Institution de plus en plus largement connue au fil des années, la Fondation Palazetto Bru Zane s’est donné entre autres pour mission de donner une deuxième vie (et une deuxième chance) à des œuvres oubliées du XIXe siècle français. Vendredi 11 mars 2016, elle contribuait ainsi à la re-création parisienne de La Jacquerie, opéra d’Edouard Lalo, inédit au disque et au concert depuis plus d’un siècle jusqu’à sa résurrection l’été dernier au Festival de Radio France et Montpellier-Languedoc-Roussillon. A Paris, à l'Auditorium de Radio France, on retrouvait l’Orchestre Philharmonique de Radio France dirigé par Patrick Davin, ainsi que les deux mêmes chanteuses, Véronique Gens et Nora Gubisch ; en revanche, la distribution masculine était renouvelée par rapport à la production montpelliéraine – et elle ne nous a pas déçus. Un opéra de belle facture malgré quelques maladresses dans la construction du propos dramatique et musical.
La Jacquerie est un opéra en quatre actes élaboré par Edouard Lalo entre 1889 et 1892 ; malheureusement, le compositeur meurt brutalement avant d’avoir pu l’achever. L’œuvre est ainsi terminée par Arthur Coquard (1846 - 1910), notamment pour l’orchestration, et elle est finalement créée en 1895 à Monte-Carlo puis à Paris – c’est un grand succès.
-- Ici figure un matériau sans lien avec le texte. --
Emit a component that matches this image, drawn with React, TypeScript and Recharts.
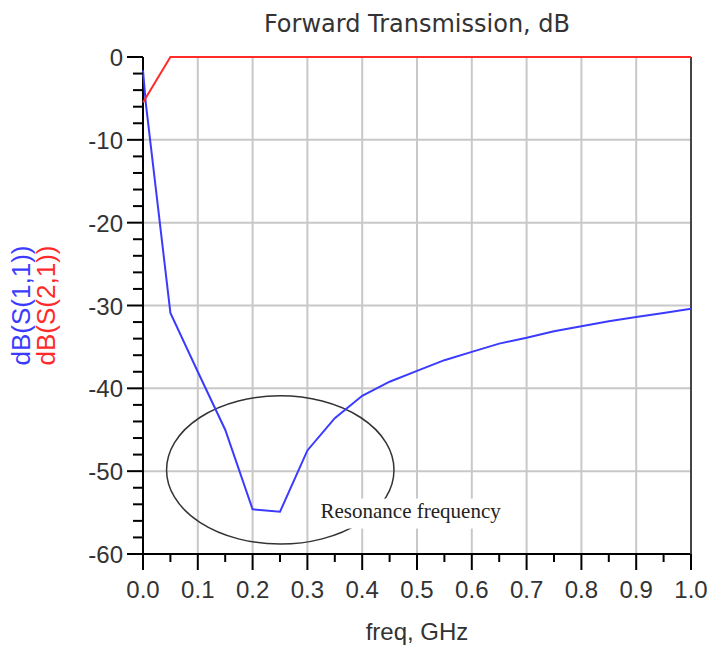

L’histoire se déroule au Moyen-Age : le titre renvoie à la violente insurrection paysanne qui a eu lieu en 1358. Dans l’opéra, le personnage central est celui qui est désigné pour être le meneur de l’insurrection, Robert ; il est entouré par deux personnages féminins, sa mère Jeanne, qui tente de le retenir auprès d’elle par crainte de le voir mourir au combat, et Blanche de Sainte-Croix, qui elle est dans le camp adverse (celui des nobles), mais tombe cependant amoureuse de Robert après avoir été sauvée par lui. Auprès de Robert, son camarade paysan Guillaume, qui le pousse à l’action. Du côté de Blanche, deux représentants émérites de la noblesse : son père, le Comte de Sainte-Croix, et le Baron de Savigny. Le Sénéchal symbolise la tentative de communication entre les deux classes sociales, aussitôt rompue à peine une fois établie.
Les deux premiers actes présentent les enjeux de l’intrigue et les différents personnages. La majorité du deuxième acte correspond à la désignation de Robert comme le chef des paysans insurgés et la supplication de sa mère de renoncer à cette mission dangereuse, ce qui donne lieu à un dialogue entre mère et fils un peu long sur le plan dramatique. Les actes trois et quatre mettent en scène la révolte, qui se déclenche à l’occasion de la fête du printemps, puis le désarroi des femmes après l’échec des paysans, la mort du Comte de Sainte-Croix, et la disparition de Robert. Peu après, Robert réapparaît, dans le but de retrouver Blanche : au moment seulement où ils font face à la mort pour trahison de leurs camps respectifs à cause de ces retrouvailles, ils s’avouent un amour réciproque (que seul Robert exprimait jusqu’alors).